There's something about this quiet little resort town that seems to draw all the darkness together into one place, all the madness from deep-seated nightmares into one name: Silent Hill. The name itself evokes visions of twisted creatures and primal fears come to life, and it's been this way for years, after four games, several comic series, and a feature film. But here is where it all started, the game that introduced us to the little town of Silent Hill.
It begins with a compelling hook -- Harry Mason is driving along a lonely road with his seven year-old daughter Cheryl, when he is driven from the road and crashes. When he regains conciousness, Cheryl is gone, and Harry is stuck in Silent Hill. The rest of the game becomes an increasingly desperate search for Harry's daughter, leading not only into the depths of the town and its many secrets, but also into his own past and into the depths of his sanity.
As Harry travels through the town he meets other characters - Cybil Bennett, a police officer also trapped in the town like him, Dahlia Gillespie, priestess of an ancient religion, Lisa Garland, a nurse haunted by something she has seen, and Alessa, a girl who seems to be at the center of the mystery of the town itself. He amasses weapons to fight the many creatures in the town, twisted creations of a demented mind, and finds objects to help him solve puzzles along the way. And as he progresses, he travels between worlds...from this world's dangers to the warped Otherworld of Silent Hill, where nothing seems to make sense but everything is connected.
Even playing Silent Hill today, in the time of hyper-realistic games, full-scale production on par with Hollywood, and high-definition graphics, the original Silent Hill still stands the test of time. It is challenging, and production values are high given the limitations of the time it was made. The original Playstation graphics may seem a little choppy by modern standards, but in a way this works for the game too, giving it a surreal quality as Harry's perspective shifts from one reality to another. There is a minimalistic approach to the look of the whole game that works for it rather than against it -- the old concept that the less you show, the greater the potential fear is. Voice acting is a little shaky, but this is more than made up for by the quality of mood-setting sound effects and music which create a constant (and ever-escalating) sense of dread.

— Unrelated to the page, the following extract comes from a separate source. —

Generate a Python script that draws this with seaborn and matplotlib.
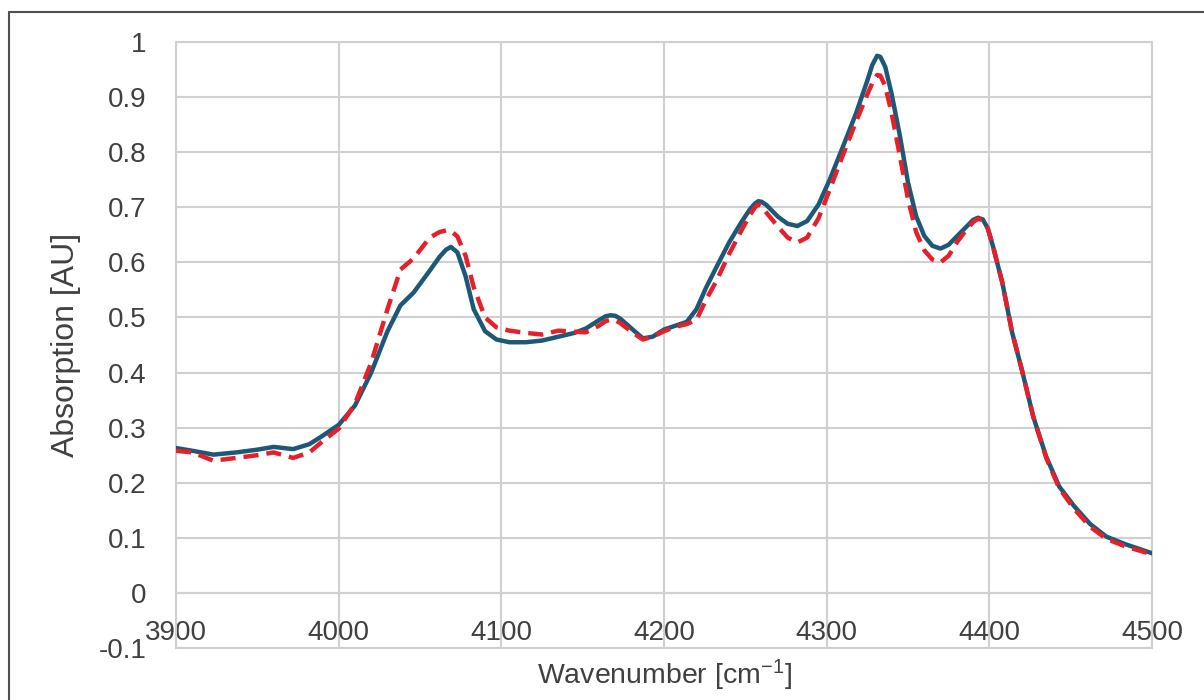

In the world of survival-horror games, some go for the gore-fest and others for cheap thrills. Silent Hill stands apart, as a game that tells a compelling story and accompanies every moment of that story with a shot of pure, creeping fear. It's not the kind of game to make you feel queasy or get your heart pumping, but it evokes the feeling of shivers running up your spine like cold fingers and skin that doesn't seem to feel comfortable anymore on your bones.
There's a reason the very name of Silent Hill makes people quiver just a little. Take a look at where it all began and find out for yourself.
Back in the day this game would make me afraid to sleep at night. Now I just casually laugh at this games frightening moments. This game was phenomenal for it's time. I would easily play any Silent Hill game over a Resident Evil game. With great visuals, creepy audio and a great story this game can be enjoyed by many.
The ultimate survival horror experience, bar none. Great surreal, nightmarish environment that keeps you in a constant state of fear and nerve-wracking paranoia. You'll keep visiting Silent Hill in your nightmares long after the game ends.